Data listing:
○ ○ ○ ○
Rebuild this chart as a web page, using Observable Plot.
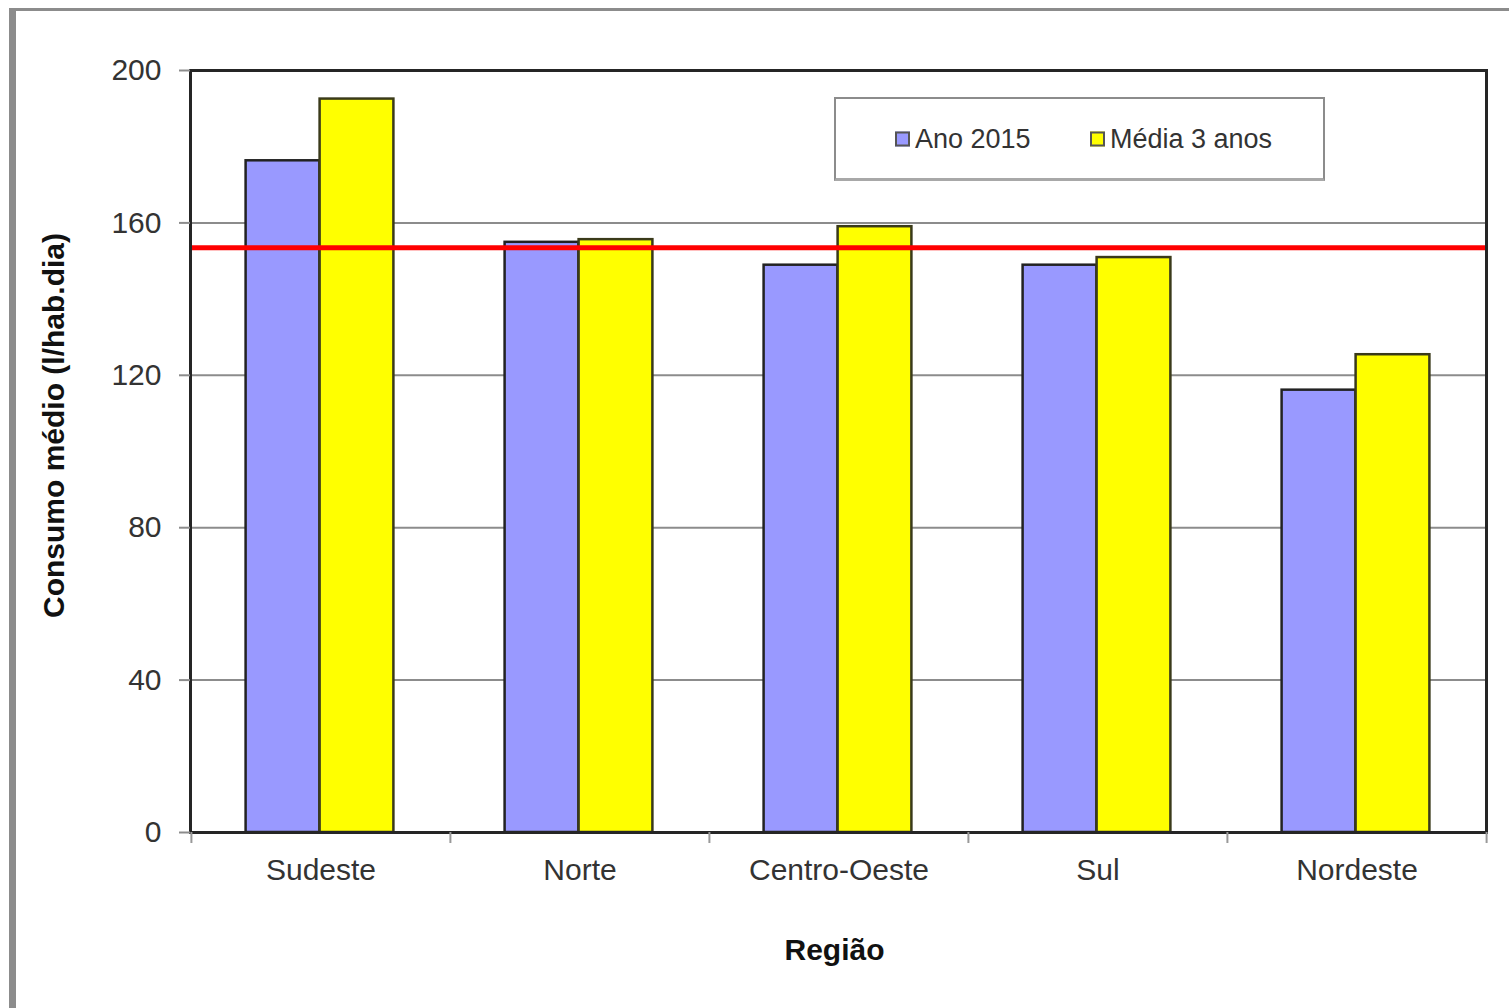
<!DOCTYPE html>
<html>
<head>
<meta charset="utf-8">
<script src="https://cdn.jsdelivr.net/npm/d3@7"></script>
<script src="https://cdn.jsdelivr.net/npm/@observablehq/plot@0.6"></script>
<style>
  body { margin: 0; background: #fff; font-family: "Liberation Sans", Arial, sans-serif; }
  #wrap { position: relative; width: 1509px; height: 1008px; overflow: hidden; background: #fff; }
  #chart { position: absolute; left: 0; top: 0; }
  #frame { position: absolute; left: 9px; top: 8px; width: 1600px; height: 1100px; box-sizing: border-box;
           border-left: 7px solid #8c8c8c; border-top: 3px solid #8c8c8c; pointer-events: none; }
  #legend { position: absolute; left: 834px; top: 97px; width: 491px; height: 84px; box-sizing: border-box;
            border: 2px solid #8c8c8c; border-bottom: 3px solid #a8a8a8; background: #fff; }
  .item { position: absolute; top: 40px; transform: translateY(-50%); display: flex; align-items: center;
          font-size: 27px; color: #333; white-space: nowrap; }
  .sw { width: 11px; height: 11px; border: 2px solid #555; margin-right: 5px; }
</style>
</head>
<body>
<div id="wrap">
  <div id="chart"></div>
  <div id="legend"></div>
  <div id="frame"></div>
</div>
<script>
// ---- data ----
const regions = ["Sudeste", "Norte", "Centro-Oeste", "Sul", "Nordeste"];
const ano2015 = [176.3, 154.9, 148.9, 148.9, 116.1];
const media3anos = [192.5, 155.6, 159.0, 150.9, 125.4];
const mediaNacional = 153.5;
const yTicks = [0, 40, 80, 120, 160, 200];
const seriesNames = ["Ano 2015", "Média 3 anos"];
const seriesColors = ["#9999ff", "#ffff00"];
const yLabel = "Consumo médio (l/hab.dia)";
const xLabel = "Região";

// ---- layout ----
const W = 1509, H = 1008, mL = 190, mR = 23, mT = 70, mB = 176;
const band = (W - mL - mR) / regions.length;
const barW = 74;

const rows2015 = regions.map((r, i) => ({regiao: r, valor: ano2015[i]}));
const rowsMedia = regions.map((r, i) => ({regiao: r, valor: media3anos[i]}));

const chart = Plot.plot({
  width: W, height: H,
  marginLeft: mL, marginRight: mR, marginTop: mT, marginBottom: mB,
  style: {background: "transparent", fontFamily: "'Liberation Sans', Arial, sans-serif", fontSize: "30px", color: "#333"},
  x: {domain: regions, padding: 0},
  y: {domain: [0, 200]},
  marks: [
    Plot.ruleY(yTicks.slice(1, -1), {stroke: "#8c8c8c", strokeWidth: 2}),
    Plot.barY(rows2015, {x: "regiao", y: "valor", fill: seriesColors[0], stroke: "#222", strokeWidth: 2.5,
      insetLeft: band / 2 - barW - 1, insetRight: band / 2 + 1}),
    Plot.barY(rowsMedia, {x: "regiao", y: "valor", fill: seriesColors[1], stroke: "#3a3a1a", strokeWidth: 2.5,
      insetLeft: band / 2 - 1, insetRight: band / 2 - barW + 1}),
    Plot.ruleY([mediaNacional], {stroke: "#ff0000", strokeWidth: 5}),
    Plot.frame({stroke: "#252525", strokeWidth: 3}),
    Plot.axisY({ticks: yTicks, tickSize: 11, tickPadding: 18, stroke: "#8c8c8c", strokeWidth: 2, fill: "#333", label: null}),
    Plot.axisX({tickSize: 0, tickPadding: 26, fill: "#333", label: null}),
    Plot.axisX({tickSize: 11, tickFormat: () => "", dx: -band / 2, stroke: "#999", strokeWidth: 2, label: null}),
    Plot.axisX({ticks: [regions[regions.length - 1]], tickSize: 11, tickFormat: () => "", dx: band / 2, stroke: "#999", strokeWidth: 2, label: null}),
    Plot.text([yLabel], {text: d => d, frameAnchor: "left", textAnchor: "middle", dx: -136, dy: -26, rotate: -90, fontWeight: "bold", fontSize: 30, fill: "#111"}),
    Plot.text([xLabel], {text: d => d, frameAnchor: "bottom", dx: -4, dy: 127, fontWeight: "bold", fontSize: 30, fill: "#111"})
  ]
});
document.getElementById("chart").appendChild(chart);

// ---- legend ----
const legend = document.getElementById("legend");
const itemLeft = [59, 254];
seriesNames.forEach((name, i) => {
  const it = document.createElement("div");
  it.className = "item";
  it.style.left = itemLeft[i] + "px";
  const sw = document.createElement("div");
  sw.className = "sw";
  sw.style.background = seriesColors[i];
  const tx = document.createElement("span");
  tx.textContent = name;
  it.appendChild(sw);
  it.appendChild(tx);
  legend.appendChild(it);
});
</script>
</body>
</html>
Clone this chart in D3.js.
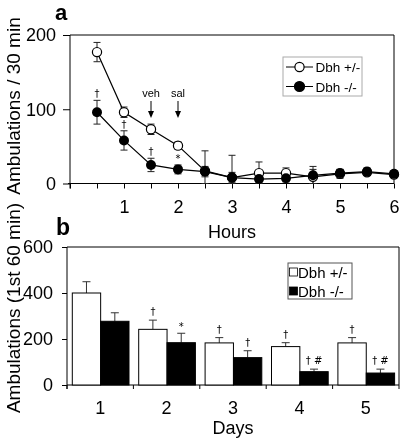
<!DOCTYPE html>
<html><head><meta charset="utf-8">
<script src="https://cdn.jsdelivr.net/npm/d3@7"></script>
<style>
body{margin:0;background:#fff;}
svg{will-change:transform;}
text{font-family:"Liberation Sans",Arial,sans-serif;fill:#000;}
text.sig{font-family:"DejaVu Sans","Liberation Sans",sans-serif;}
</style></head><body>
<svg id="c" width="404" height="443"></svg>
<script>
// ---- Panel a data ----
const hours = [0.5,1,1.5,2,2.5,3,3.5,4,4.5,5,5.5,6];
const hetA = [177,96,73,51,17,8,14,14,9,13,15,12];
const hetAErr = [13,7,7,5,27,30,15,7,10,6,4,4];
const koA = [96,58,25,19,16,8,6,7,11,14,16,13];
const koAErr = [16,13,9,6,7,7,5,5,12,5,5,4];
const koASig = ["†","†","†","*","","","","","","","",""];
const hourTicks = [0,0.5,1,1.5,2,2.5,3,3.5,4,4.5,5,5.5,6];
const yTicksA = [0,100,200];
const arrows = [{x:1.5,label:"veh"},{x:2,label:"sal"}];
// ---- Panel b data ----
const days = ["1","2","3","4","5"];
const hetB = [400,242,183,167,183];
const hetBErr = [49,40,23,17,23];
const koB = [277,184,119,58,52];
const koBErr = [37,41,30,11,17];
const hetBSig = ["","†","†","†","†"];
const koBSig = ["","*","†","† #","† #"];
const yTicksB = [0,200,400,600];
const seriesNames = ["Dbh +/-","Dbh -/-"];

const svg = d3.select("#c");
const FONT = "Liberation Sans, Arial, sans-serif";

// ================= Panel a =================
const xa = d3.scaleLinear().domain([0,6]).range([70,394]);
const ya = d3.scaleLinear().domain([0,200]).range([183.5,35]);
const ga = svg.append("g");

ga.append("path").attr("d",`M${xa(0)},${ya(200)}H${xa(6)}V${ya(0)}`).attr("fill","none").attr("stroke","#000");

const axA = ga.append("g").attr("transform",`translate(70,0)`)
  .call(d3.axisLeft(ya).tickValues(yTicksA).tickSize(7).tickPadding(7).tickSizeOuter(0));
axA.selectAll("text").style("font-size","18px").style("font-family",FONT);
axA.select(".domain").attr("d",`M0,${ya(200)}V${ya(0)+5}`);

const axAx = ga.append("g").attr("transform",`translate(0,${ya(0)})`)
  .call(d3.axisBottom(xa).tickValues(hourTicks).tickSize(5).tickPadding(12).tickSizeOuter(0)
    .tickFormat(d => (Number.isInteger(d) && d>0) ? d3.format("d")(d) : ""));
axAx.selectAll("text").style("font-size","18px").style("font-family",FONT);
axAx.select(".domain").attr("d",`M${xa(0)-2},0H${xa(6)}`);

ga.append("text").attr("x",232).attr("y",238).attr("text-anchor","middle").style("font-size","18px").text("Hours");
ga.append("text").attr("transform","translate(20,106) rotate(-90)").attr("text-anchor","middle").style("font-size","19px").text("Ambulations / 30 min");
ga.append("text").attr("x",55).attr("y",20).style("font-size","22px").style("font-weight","bold").text("a");

// error bars
function errBarsA(vals, errs, color){
  const g = ga.append("g").attr("stroke",color).attr("stroke-width",1);
  hours.forEach((h,i)=>{
    const x = xa(h), top = ya(vals[i]+errs[i]), bot = ya(Math.max(0,vals[i]-errs[i]));
    g.append("line").attr("x1",x).attr("x2",x).attr("y1",top).attr("y2",bot);
    g.append("line").attr("x1",x-3.5).attr("x2",x+3.5).attr("y1",top).attr("y2",top);
    g.append("line").attr("x1",x-3.5).attr("x2",x+3.5).attr("y1",bot).attr("y2",bot);
  });
}
errBarsA(hetA, hetAErr, "#222");
errBarsA(koA, koAErr, "#222");

const line = (vals) => d3.line().x((d,i)=>xa(hours[i])).y(d=>ya(d))(vals);
ga.append("path").attr("d",line(hetA)).attr("fill","none").attr("stroke","#000").attr("stroke-width",1.2);
ga.append("path").attr("d",line(koA)).attr("fill","none").attr("stroke","#000").attr("stroke-width",1.2);

ga.selectAll("circle.het").data(hetA).join("circle").attr("class","het")
  .attr("cx",(d,i)=>xa(hours[i])).attr("cy",d=>ya(d)).attr("r",4.6)
  .attr("fill","#fff").attr("stroke","#000").attr("stroke-width",1.2);
ga.selectAll("circle.ko").data(koA).join("circle").attr("class","ko")
  .attr("cx",(d,i)=>xa(hours[i])).attr("cy",d=>ya(d)).attr("r",5)
  .attr("fill","#000");

koASig.forEach((s,i)=>{
  if(!s) return;
  ga.append("text").attr("class","sig").attr("x",xa(hours[i])).attr("y",ya(koA[i]+koAErr[i])-3)
    .attr("text-anchor","middle").style("font-size","10px").style("fill","#000").style("opacity",0.999).text(s);
});

arrows.forEach(a=>{
  const x = xa(a.x);
  ga.append("text").attr("x",x).attr("y",97).attr("text-anchor","middle").style("font-size","11px").text(a.label);
  ga.append("line").attr("x1",x).attr("x2",x).attr("y1",101).attr("y2",112).attr("stroke","#000");
  ga.append("path").attr("d",`M${x-3},${111}L${x+3},${111}L${x},${118}Z`).attr("fill","#000");
});

// legend a
const la = ga.append("g");
la.append("rect").attr("x",283).attr("y",57).attr("width",79).attr("height",39).attr("fill","#fff").attr("stroke","#aaa");
[0,1].forEach(k=>{
  const cy = 67 + k*19.5;
  la.append("line").attr("x1",286).attr("x2",313).attr("y1",cy).attr("y2",cy).attr("stroke","#000");
  la.append("circle").attr("cx",299.5).attr("cy",cy).attr("r",k?5:4.6)
    .attr("fill",k?"#000":"#fff").attr("stroke","#000").attr("stroke-width",1.2);
  la.append("text").attr("x",315.5).attr("y",cy+5).style("font-size","13.5px").text(seriesNames[k]);
});

// ================= Panel b =================
const xb = d3.scaleBand().domain(days).range([67,399]).padding(0);
const sub = d3.scaleBand().domain(["het","ko"]).range([5.3, xb.bandwidth()-4.4]).padding(0);
const yb = d3.scaleLinear().domain([0,600]).range([385,247]);
const gb = svg.append("g");

gb.append("path").attr("d",`M${67},${yb(600)}H${399}V${yb(0)}`).attr("fill","none").attr("stroke","#000");

const axB = gb.append("g").attr("transform",`translate(67,0)`)
  .call(d3.axisLeft(yb).tickValues(yTicksB).tickSize(5).tickPadding(9).tickSizeOuter(0));
axB.selectAll("text").style("font-size","18px").style("font-family",FONT);
axB.select(".domain").attr("d",`M0,${yb(600)}V${yb(0)+4}`);

const bTicks = days.map(d=>xb(d)).concat([399]);
gb.append("line").attr("x1",67).attr("x2",399).attr("y1",yb(0)).attr("y2",yb(0)).attr("stroke","#000");
gb.selectAll("line.bt").data(bTicks).join("line").attr("class","bt")
  .attr("x1",d=>d).attr("x2",d=>d).attr("y1",yb(0)).attr("y2",yb(0)+4).attr("stroke","#000");
gb.selectAll("text.bl").data(days).join("text").attr("class","bl")
  .attr("x",d=>xb(d)+xb.bandwidth()/2).attr("y",414).attr("text-anchor","middle").style("font-size","18px").text(d=>d);

gb.append("text").attr("x",233).attr("y",434).attr("text-anchor","middle").style("font-size","18px").text("Days");
gb.append("text").attr("transform","translate(20,308) rotate(-90)").attr("text-anchor","middle").style("font-size","19px").text("Ambulations (1st 60 min)");
gb.append("text").attr("x",56).attr("y",235).style("font-size","23px").style("font-weight","bold").text("b");

function barSeries(key, vals, errs, sig, fill){
  const g = gb.append("g");
  days.forEach((d,i)=>{
    const x0 = xb(d)+sub(key), w = sub.bandwidth();
    const cx = x0 + w/2, top = yb(errs[i]+vals[i]);
    g.append("line").attr("x1",cx).attr("x2",cx).attr("y1",top).attr("y2",yb(vals[i])).attr("stroke","#333");
    g.append("line").attr("x1",cx-4).attr("x2",cx+4).attr("y1",top).attr("y2",top).attr("stroke","#333");
    g.append("rect").attr("x",x0).attr("y",yb(vals[i])).attr("width",w).attr("height",yb(0)-yb(vals[i]))
      .attr("fill",fill).attr("stroke","#000").attr("stroke-width",1);
    if(sig[i]) g.append("text").attr("class","sig").attr("x",cx).attr("y",top-(sig[i]==="*"?3:5)).attr("text-anchor","middle")
      .style("font-size","10px").style("fill","#000").style("opacity",0.999).text(sig[i]);
  });
}
barSeries("het", hetB, hetBErr, hetBSig, "#fff");
barSeries("ko", koB, koBErr, koBSig, "#000");

// legend b
const lb = gb.append("g");
lb.append("rect").attr("x",288).attr("y",263).attr("width",64).attr("height",36).attr("fill","#fff").attr("stroke","#555");
[0,1].forEach(k=>{
  const cy = 272 + k*19;
  lb.append("rect").attr("x",289.5).attr("y",cy-4).attr("width",8).attr("height",8)
    .attr("fill",k?"#000":"#fff").attr("stroke","#000").attr("stroke-width",0.8);
  lb.append("text").attr("x",298).attr("y",cy+5.5).style("font-size","15px").text(seriesNames[k]);
});
</script>
</body></html>
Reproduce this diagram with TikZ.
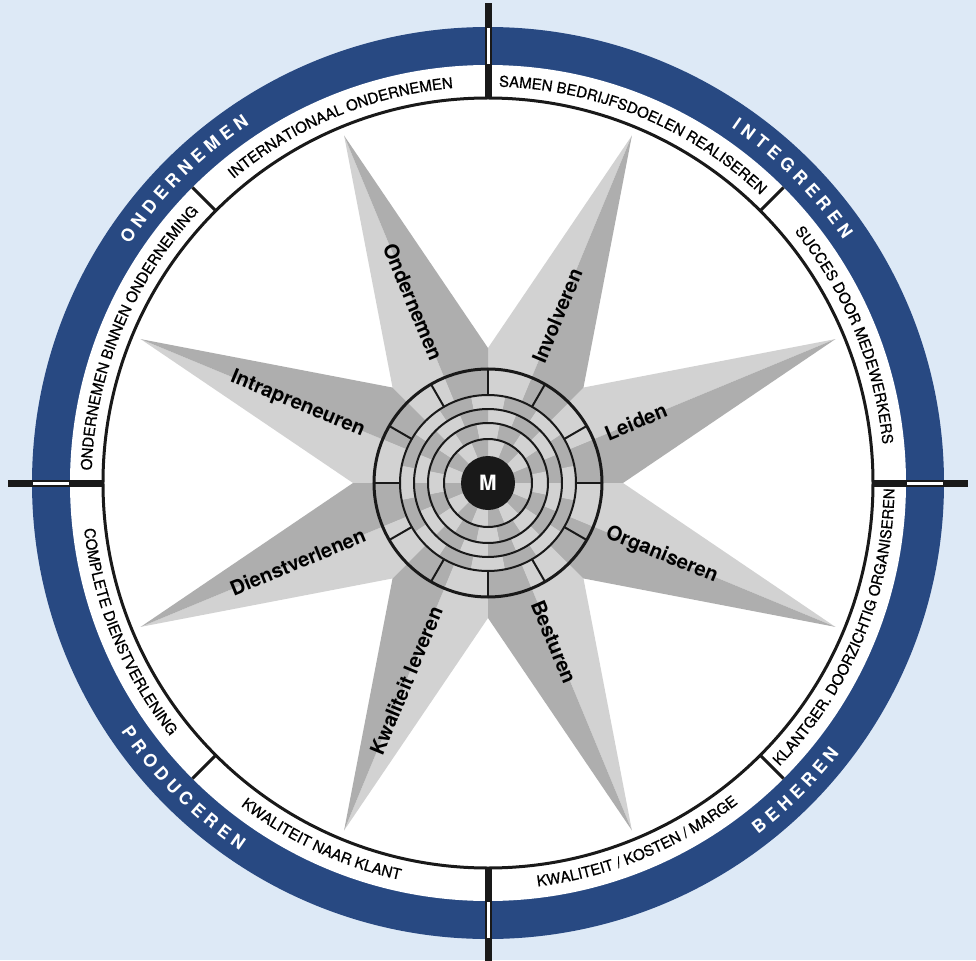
○ ○ ○ ○
Stated exercise:
Look through the entries above for the word "chart". Copy every line where it shows up.

Response:
Rebuild this chart as a web page, using Observable Plot.
  #chart { position: absolute; left: 0; top: 0; }
  <div id="chart"></div>
const chart = Plot.plot({
document.getElementById("chart").appendChild(chart);
Clone this chart in D3.js.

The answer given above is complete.